[Begin]

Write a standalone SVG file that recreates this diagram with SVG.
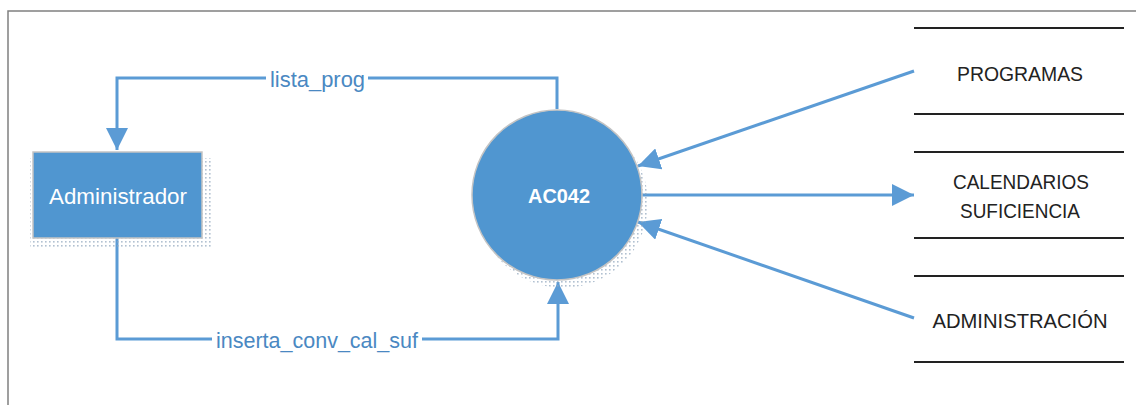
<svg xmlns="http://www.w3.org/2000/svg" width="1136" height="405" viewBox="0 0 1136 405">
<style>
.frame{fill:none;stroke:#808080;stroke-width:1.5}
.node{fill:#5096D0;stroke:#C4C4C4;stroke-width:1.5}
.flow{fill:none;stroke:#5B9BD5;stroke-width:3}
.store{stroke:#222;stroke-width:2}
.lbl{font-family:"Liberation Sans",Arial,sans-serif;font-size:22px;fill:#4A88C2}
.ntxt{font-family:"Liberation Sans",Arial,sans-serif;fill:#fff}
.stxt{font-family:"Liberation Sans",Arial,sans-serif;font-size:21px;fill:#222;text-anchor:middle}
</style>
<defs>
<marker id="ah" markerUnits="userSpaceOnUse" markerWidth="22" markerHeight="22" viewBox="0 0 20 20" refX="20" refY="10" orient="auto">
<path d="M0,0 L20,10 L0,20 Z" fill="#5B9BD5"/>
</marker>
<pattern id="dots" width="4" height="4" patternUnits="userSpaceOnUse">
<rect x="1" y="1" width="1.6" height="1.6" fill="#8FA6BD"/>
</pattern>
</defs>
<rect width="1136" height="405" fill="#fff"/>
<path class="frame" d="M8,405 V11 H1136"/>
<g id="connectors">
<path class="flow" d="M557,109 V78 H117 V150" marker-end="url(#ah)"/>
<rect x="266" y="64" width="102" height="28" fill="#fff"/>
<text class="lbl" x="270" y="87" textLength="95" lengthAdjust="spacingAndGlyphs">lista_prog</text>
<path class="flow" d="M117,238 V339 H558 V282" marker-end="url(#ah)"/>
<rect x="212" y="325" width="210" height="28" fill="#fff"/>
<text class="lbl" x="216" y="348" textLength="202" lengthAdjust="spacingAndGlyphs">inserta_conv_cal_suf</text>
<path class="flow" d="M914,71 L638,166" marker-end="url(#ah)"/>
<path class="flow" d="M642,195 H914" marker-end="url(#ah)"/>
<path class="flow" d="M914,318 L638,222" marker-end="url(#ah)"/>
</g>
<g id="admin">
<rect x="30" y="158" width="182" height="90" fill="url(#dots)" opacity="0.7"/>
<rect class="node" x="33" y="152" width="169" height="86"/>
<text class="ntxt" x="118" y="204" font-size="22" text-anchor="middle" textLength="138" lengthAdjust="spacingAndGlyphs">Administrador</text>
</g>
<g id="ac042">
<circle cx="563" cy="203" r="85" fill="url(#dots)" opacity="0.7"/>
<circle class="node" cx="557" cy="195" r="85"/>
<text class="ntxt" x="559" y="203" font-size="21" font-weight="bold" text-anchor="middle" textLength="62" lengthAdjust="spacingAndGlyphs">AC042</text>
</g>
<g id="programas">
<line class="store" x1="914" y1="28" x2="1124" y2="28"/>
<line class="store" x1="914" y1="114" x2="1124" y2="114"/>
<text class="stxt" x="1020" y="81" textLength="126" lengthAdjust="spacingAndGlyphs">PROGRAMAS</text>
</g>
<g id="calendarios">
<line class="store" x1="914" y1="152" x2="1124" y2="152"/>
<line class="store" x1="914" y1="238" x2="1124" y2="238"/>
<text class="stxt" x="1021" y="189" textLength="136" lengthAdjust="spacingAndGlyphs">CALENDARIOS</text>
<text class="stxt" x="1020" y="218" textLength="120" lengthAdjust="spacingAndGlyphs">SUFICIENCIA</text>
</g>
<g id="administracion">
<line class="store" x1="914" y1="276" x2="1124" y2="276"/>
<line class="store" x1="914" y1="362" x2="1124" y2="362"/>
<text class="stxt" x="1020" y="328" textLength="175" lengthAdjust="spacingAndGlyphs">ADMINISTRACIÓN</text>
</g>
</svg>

[End]

Quote in full the listing given above; the images are to be left out.

• **RESPONSE**:
Write a standalone SVG file that recreates this diagram with SVG.
<svg xmlns="http://www.w3.org/2000/svg" width="1136" height="405" viewBox="0 0 1136 405">
<style>
.frame{fill:none;stroke:#808080;stroke-width:1.5}
.node{fill:#5096D0;stroke:#C4C4C4;stroke-width:1.5}
.flow{fill:none;stroke:#5B9BD5;stroke-width:3}
.store{stroke:#222;stroke-width:2}
.lbl{font-family:"Liberation Sans",Arial,sans-serif;font-size:22px;fill:#4A88C2}
.ntxt{font-family:"Liberation Sans",Arial,sans-serif;fill:#fff}
.stxt{font-family:"Liberation Sans",Arial,sans-serif;font-size:21px;fill:#222;text-anchor:middle}
</style>
<defs>
<marker id="ah" markerUnits="userSpaceOnUse" markerWidth="22" markerHeight="22" viewBox="0 0 20 20" refX="20" refY="10" orient="auto">
<path d="M0,0 L20,10 L0,20 Z" fill="#5B9BD5"/>
</marker>
<pattern id="dots" width="4" height="4" patternUnits="userSpaceOnUse">
<rect x="1" y="1" width="1.6" height="1.6" fill="#8FA6BD"/>
</pattern>
</defs>
<rect width="1136" height="405" fill="#fff"/>
<path class="frame" d="M8,405 V11 H1136"/>
<g id="connectors">
<path class="flow" d="M557,109 V78 H117 V150" marker-end="url(#ah)"/>
<rect x="266" y="64" width="102" height="28" fill="#fff"/>
<text class="lbl" x="270" y="87" textLength="95" lengthAdjust="spacingAndGlyphs">lista_prog</text>
<path class="flow" d="M117,238 V339 H558 V282" marker-end="url(#ah)"/>
<rect x="212" y="325" width="210" height="28" fill="#fff"/>
<text class="lbl" x="216" y="348" textLength="202" lengthAdjust="spacingAndGlyphs">inserta_conv_cal_suf</text>
<path class="flow" d="M914,71 L638,166" marker-end="url(#ah)"/>
<path class="flow" d="M642,195 H914" marker-end="url(#ah)"/>
<path class="flow" d="M914,318 L638,222" marker-end="url(#ah)"/>
</g>
<g id="admin">
<rect x="30" y="158" width="182" height="90" fill="url(#dots)" opacity="0.7"/>
<rect class="node" x="33" y="152" width="169" height="86"/>
<text class="ntxt" x="118" y="204" font-size="22" text-anchor="middle" textLength="138" lengthAdjust="spacingAndGlyphs">Administrador</text>
</g>
<g id="ac042">
<circle cx="563" cy="203" r="85" fill="url(#dots)" opacity="0.7"/>
<circle class="node" cx="557" cy="195" r="85"/>
<text class="ntxt" x="559" y="203" font-size="21" font-weight="bold" text-anchor="middle" textLength="62" lengthAdjust="spacingAndGlyphs">AC042</text>
</g>
<g id="programas">
<line class="store" x1="914" y1="28" x2="1124" y2="28"/>
<line class="store" x1="914" y1="114" x2="1124" y2="114"/>
<text class="stxt" x="1020" y="81" textLength="126" lengthAdjust="spacingAndGlyphs">PROGRAMAS</text>
</g>
<g id="calendarios">
<line class="store" x1="914" y1="152" x2="1124" y2="152"/>
<line class="store" x1="914" y1="238" x2="1124" y2="238"/>
<text class="stxt" x="1021" y="189" textLength="136" lengthAdjust="spacingAndGlyphs">CALENDARIOS</text>
<text class="stxt" x="1020" y="218" textLength="120" lengthAdjust="spacingAndGlyphs">SUFICIENCIA</text>
</g>
<g id="administracion">
<line class="store" x1="914" y1="276" x2="1124" y2="276"/>
<line class="store" x1="914" y1="362" x2="1124" y2="362"/>
<text class="stxt" x="1020" y="328" textLength="175" lengthAdjust="spacingAndGlyphs">ADMINISTRACIÓN</text>
</g>
</svg>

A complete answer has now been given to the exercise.